[BEGIN DATA SECTION]

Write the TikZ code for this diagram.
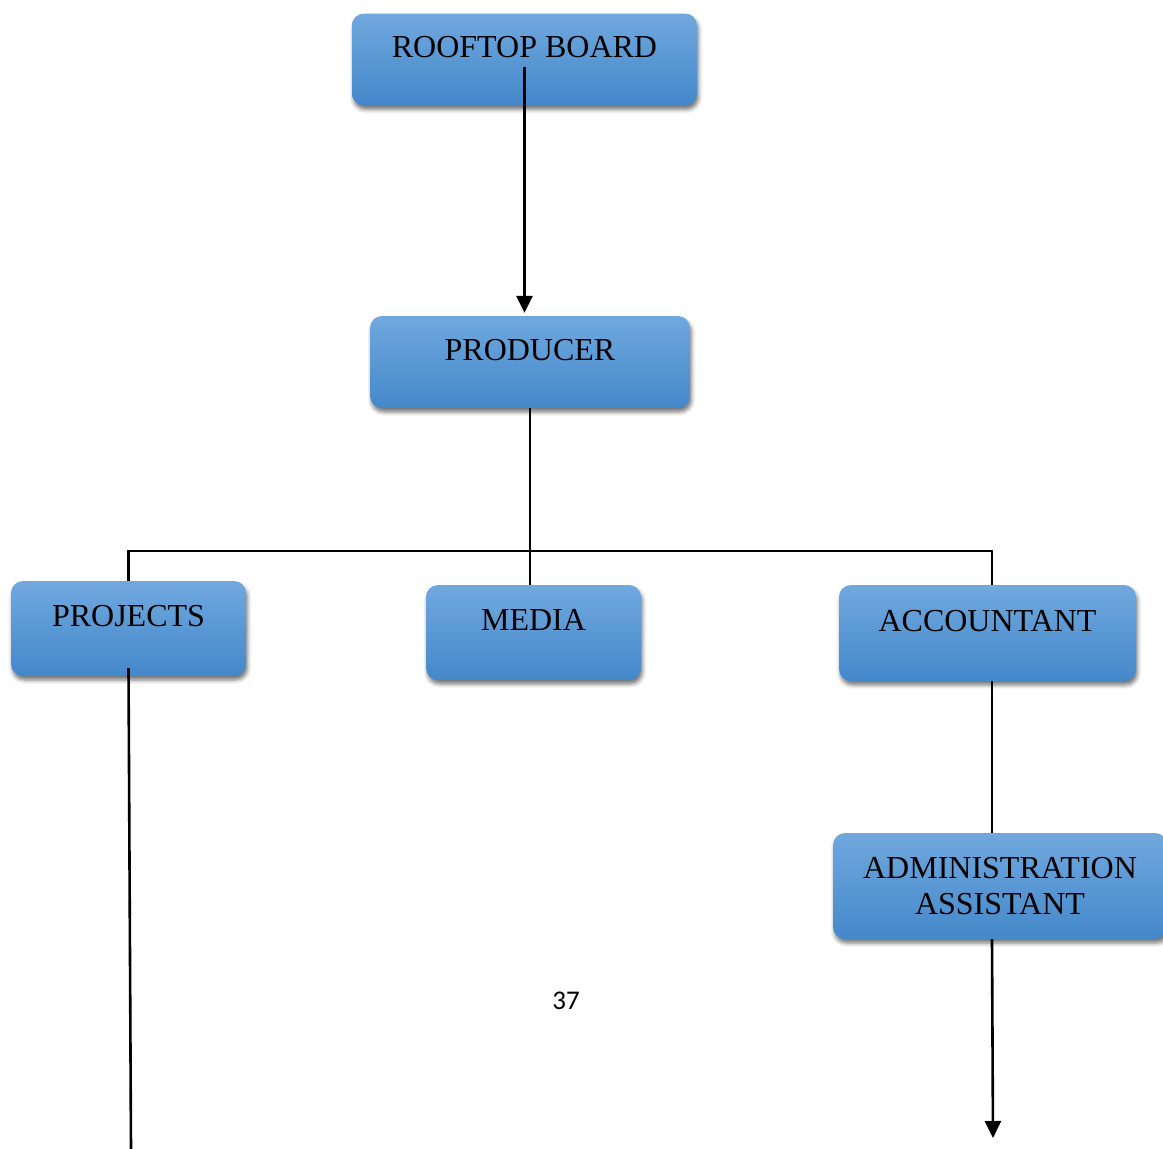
\documentclass[tikz,border=0pt]{standalone}
\usepackage{fontspec}
\setmainfont{Liberation Serif}
\newfontfamily\pagefont{Carlito}
\usetikzlibrary{arrows.meta,shadows.blur}
\definecolor{boxtop}{RGB}{112,168,222}
\definecolor{boxbot}{RGB}{68,136,202}

\begin{document}
\begin{tikzpicture}[x=1pt,y=-1pt,
  orgbox/.style={rectangle,rounded corners=12pt,top color=boxtop,bottom color=boxbot,
    blur shadow={shadow xshift=1.5pt,shadow yshift=-4pt,shadow blur radius=4pt,shadow opacity=55},
    font=\fontsize{32}{36}\selectfont,minimum height=92pt,align=center},
  toptext/.style={text height=21pt,text depth=25pt},
  arj/.style={line width=2.6pt,-{Triangle[length=17pt,width=16pt]}},
  ln/.style={line width=2.6pt}]
\useasboundingbox (0,0) rectangle (1163,1149);

\node[orgbox,toptext,minimum width=345pt] (board) at (524.5,59.5) {ROOFTOP BOARD};
\node[orgbox,toptext,minimum width=320pt] (producer) at (530,362) {PRODUCER};
\node[orgbox,toptext,minimum width=235pt,minimum height=95pt] (projects) at (128.5,628.5) {PROJECTS};
\node[orgbox,toptext,minimum width=215pt,minimum height=95pt] (media) at (533.5,632.5) {MEDIA};
\node[orgbox,toptext,minimum width=297pt,minimum height=96pt] (accountant) at (987.5,633) {ACCOUNTANT};
\node[orgbox,minimum width=334pt,minimum height=106pt] (admin) at (1000,886) {ADMINISTRATION\\ASSISTANT};
\node[font=\pagefont\fontsize{27}{31}\selectfont] (pagenum) at (566,1001) {37};

\coordinate (bar) at (0,551);
\coordinate (trunk) at (992,0);
\coordinate (projend) at (131,1149);
\coordinate (adminend) at (993,1138);

\draw[arj,shorten >=3pt] ([yshift=-7pt]board.center) -- (board.center |- producer.north);
\draw[ln] (producer.south) -- (producer.south |- media.north);
\draw[ln] (projects.north) -- (projects.north |- bar) -- (trunk |- bar) -- (trunk |- accountant.north);
\draw[ln] ([yshift=8pt]projects.south) -- (projend);
\draw[ln] (trunk |- accountant.south) -- (trunk |- admin.north);
\draw[arj] (trunk |- admin.south) -- (adminend);
\end{tikzpicture}
\end{document}
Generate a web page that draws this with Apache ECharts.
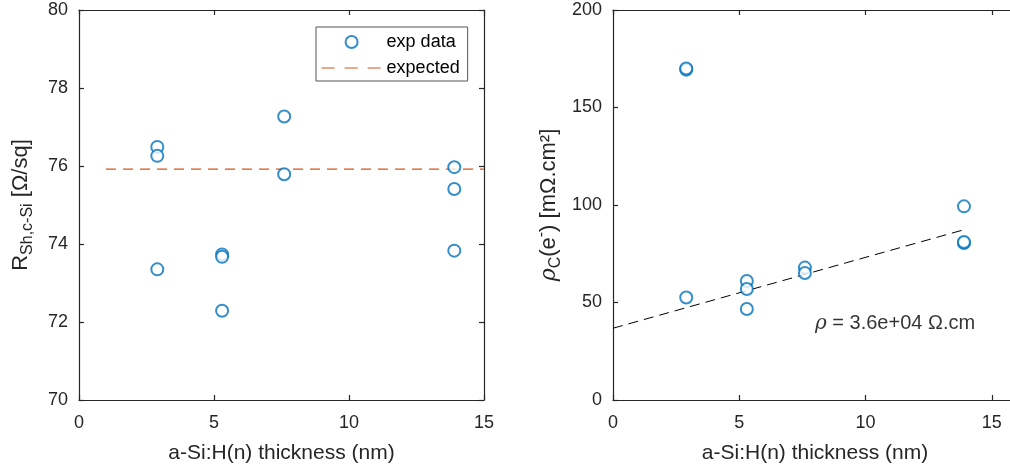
<!DOCTYPE html>
<html><head><meta charset="utf-8">
<script src="https://cdn.jsdelivr.net/npm/echarts@6/dist/echarts.min.js"></script>
<style>html,body{margin:0;padding:0;background:#fff}#c{width:1010px;height:470px}</style>
</head><body><div id="c"></div>
<script>
// ---- data ----
const thickness = [2.9, 2.9, 2.9, 5.3, 5.3, 5.3, 7.6, 7.6, 13.9, 13.9, 13.9];
const rSheet    = [76.49, 76.26, 73.35, 73.73, 73.67, 72.29, 77.27, 75.79, 75.97, 75.41, 73.83];
const rhoC      = [169.4, 170.0, 52.6, 61.0, 56.9, 46.7, 67.9, 65.1, 99.3, 80.5, 81.0];
const expectedX = [1, 15];
const expectedY = [75.92, 75.92];
const fitX = [0, 13.95];
const fitY = [36.8, 87.5];
const xTicksInterval = 5;
const leftYTicks = {min: 70, max: 80, interval: 2};
const rightYTicks = {min: 0, max: 200, interval: 50};
const annotationText = ' = 3.6e+04 Ω.cm';
const annotationAt = [[8.0, 39]];

const FONT = 'Liberation Sans, Arial, sans-serif';
const AX = '#262626';
const BLUE = '#0072BD';
const ORANGE = '#D95319';

function pairs(xs, ys) { return xs.map((x, i) => [x, ys[i]]); }

const axisCommon = (show, isX) => ({
  axisLine: {show: true, onZero: false, lineStyle: {color: AX, width: 1.2}},
  axisTick: {show: true, inside: true, length: 5, lineStyle: {color: AX, width: 1.2}},
  splitLine: {show: false},
  axisLabel: {show: show, color: AX, fontSize: 18, fontFamily: FONT, margin: isX ? 14 : 11,
    padding: isX ? 0 : [3, 0, 0, 0], showMaxLabel: true}
});

const chart = echarts.init(document.getElementById('c'), null, {renderer: 'canvas'});
const option = {
  animation: false,
  backgroundColor: '#fff',
  textStyle: {fontFamily: FONT},
  grid: [
    {left: 79, top: 10, width: 405, height: 390, outerBoundsMode: 'none', containLabel: false},
    {left: 613, top: 10, width: 404, height: 390, outerBoundsMode: 'none', containLabel: false}
  ],
  xAxis: [
    Object.assign(axisCommon(true, true), {type: 'value', gridIndex: 0, min: 0, max: 15, interval: xTicksInterval, position: 'bottom',
      name: 'a-Si:H(n) thickness (nm)', nameLocation: 'middle', nameGap: 43,
      nameTextStyle: {fontSize: 21, color: AX, fontFamily: FONT}}),
    Object.assign(axisCommon(false, true), {type: 'value', gridIndex: 0, min: 0, max: 15, interval: xTicksInterval, position: 'top'}),
    Object.assign(axisCommon(true, true), {type: 'value', gridIndex: 1, min: 0, max: 16, interval: xTicksInterval, position: 'bottom',
      name: 'a-Si:H(n) thickness (nm)', nameLocation: 'middle', nameGap: 43,
      nameTextStyle: {fontSize: 21, color: AX, fontFamily: FONT}}),
    Object.assign(axisCommon(false, true), {type: 'value', gridIndex: 1, min: 0, max: 16, interval: xTicksInterval, position: 'top'})
  ],
  yAxis: [
    Object.assign(axisCommon(true, false), {type: 'value', gridIndex: 0, min: leftYTicks.min, max: leftYTicks.max, interval: leftYTicks.interval, position: 'left',
      name: '{m|R}{s|Sh,c-Si}{m| [Ω/sq]}', nameLocation: 'middle', nameRotate: 90, nameGap: 43,
      nameTextStyle: {color: AX, fontFamily: FONT,
        rich: {m: {fontSize: 22, lineHeight: 30, color: AX, fontFamily: FONT},
               s: {fontSize: 16, lineHeight: 14, verticalAlign: 'bottom', color: AX, fontFamily: FONT}}}}),
    Object.assign(axisCommon(false, false), {type: 'value', gridIndex: 0, min: leftYTicks.min, max: leftYTicks.max, interval: leftYTicks.interval, position: 'right'}),
    Object.assign(axisCommon(true, false), {type: 'value', gridIndex: 1, min: rightYTicks.min, max: rightYTicks.max, interval: rightYTicks.interval, position: 'left',
      name: '{i|ρ}{s|C}{m|(e}{p|-}{m|) [mΩ.cm²]}', nameLocation: 'middle', nameRotate: 90, nameGap: 49,
      nameTextStyle: {color: AX, fontFamily: FONT,
        rich: {m: {fontSize: 22, lineHeight: 30, color: AX, fontFamily: FONT},
               i: {fontSize: 22, lineHeight: 30, fontStyle: 'italic', color: AX, fontFamily: 'DejaVu Serif, serif'},
               s: {fontSize: 16, lineHeight: 14, verticalAlign: 'bottom', color: AX, fontFamily: FONT},
               p: {fontSize: 16, lineHeight: 14, verticalAlign: 'top', color: AX, fontFamily: FONT}}}}),
    Object.assign(axisCommon(false, false), {type: 'value', gridIndex: 1, min: rightYTicks.min, max: rightYTicks.max, interval: rightYTicks.interval, position: 'right'})
  ],
  legend: {
    show: true, orient: 'vertical', left: 316, top: 27,
    data: [{name: 'exp data'},
           {name: 'expected', itemStyle: {color: 'rgba(0,0,0,0)', borderWidth: 0, opacity: 0},
            lineStyle: {color: ORANGE, width: 1.2, type: [13, 10]}}],
    itemWidth: 60, itemHeight: 12, itemGap: 8,
    padding: [6, 8, 4, 5],
    backgroundColor: '#fff', borderColor: '#555', borderWidth: 1, borderRadius: 0,
    textStyle: {fontSize: 18, color: '#000', fontFamily: FONT},
    selectedMode: false
  },
  series: [
    {name: 'exp data', type: 'scatter', xAxisIndex: 0, yAxisIndex: 0, data: pairs(thickness, rSheet),
      symbol: 'emptyCircle', symbolSize: 12, itemStyle: {color: BLUE, borderColor: BLUE, borderWidth: 1.4}, z: 3},
    {name: 'expected', type: 'line', xAxisIndex: 0, yAxisIndex: 0, data: pairs(expectedX, expectedY),
      symbol: 'none', lineStyle: {color: ORANGE, width: 1.2, type: [10, 7]}, itemStyle: {color: ORANGE}, z: 2},
    {name: 'exp data R', type: 'scatter', xAxisIndex: 2, yAxisIndex: 2, data: pairs(thickness, rhoC),
      symbol: 'emptyCircle', symbolSize: 12, itemStyle: {color: BLUE, borderColor: BLUE, borderWidth: 1.4}, z: 3},
    {name: 'fit', type: 'line', xAxisIndex: 2, yAxisIndex: 2, data: pairs(fitX, fitY),
      symbol: 'none', lineStyle: {color: '#000', width: 1, type: [10, 6]}, z: 2},
    {name: 'annotation', type: 'scatter', xAxisIndex: 2, yAxisIndex: 2, data: annotationAt,
      symbolSize: 0, silent: true,
      label: {show: true, position: 'right', distance: 0,
        formatter: '{i|ρ}{m|' + annotationText + '}',
        rich: {i: {fontSize: 20, fontStyle: 'italic', color: '#000', fontFamily: 'DejaVu Serif, serif'},
               m: {fontSize: 20, color: '#000', fontFamily: FONT}}}}
  ]
};
option.xAxis[2].axisLabel.showMaxLabel = false;
chart.setOption(option);
</script></body></html>
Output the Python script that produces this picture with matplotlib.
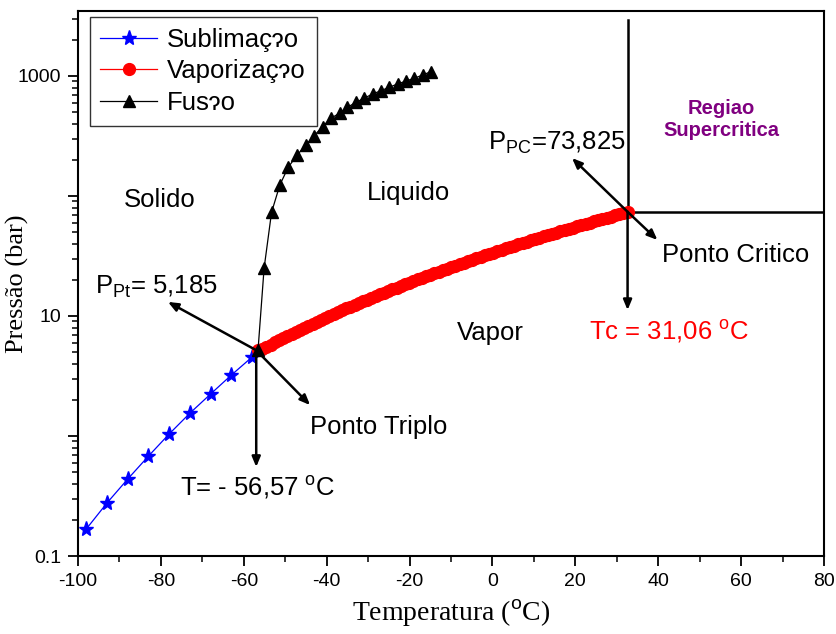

[END DATA SECTION]

Exactly restate the lines from the beginning of the data through the line with "(0,0) rectangle (1163,1149);", and no others, keeping pictures out.

Write the TikZ code for this diagram.
\documentclass[tikz,border=0pt]{standalone}
\usepackage{fontspec}
\setmainfont{Liberation Serif}
\newfontfamily\pagefont{Carlito}
\usetikzlibrary{arrows.meta,shadows.blur}
\definecolor{boxtop}{RGB}{112,168,222}
\definecolor{boxbot}{RGB}{68,136,202}

\begin{document}
\begin{tikzpicture}[x=1pt,y=-1pt,
  orgbox/.style={rectangle,rounded corners=12pt,top color=boxtop,bottom color=boxbot,
    blur shadow={shadow xshift=1.5pt,shadow yshift=-4pt,shadow blur radius=4pt,shadow opacity=55},
    font=\fontsize{32}{36}\selectfont,minimum height=92pt,align=center},
  toptext/.style={text height=21pt,text depth=25pt},
  arj/.style={line width=2.6pt,-{Triangle[length=17pt,width=16pt]}},
  ln/.style={line width=2.6pt}]
\useasboundingbox (0,0) rectangle (1163,1149);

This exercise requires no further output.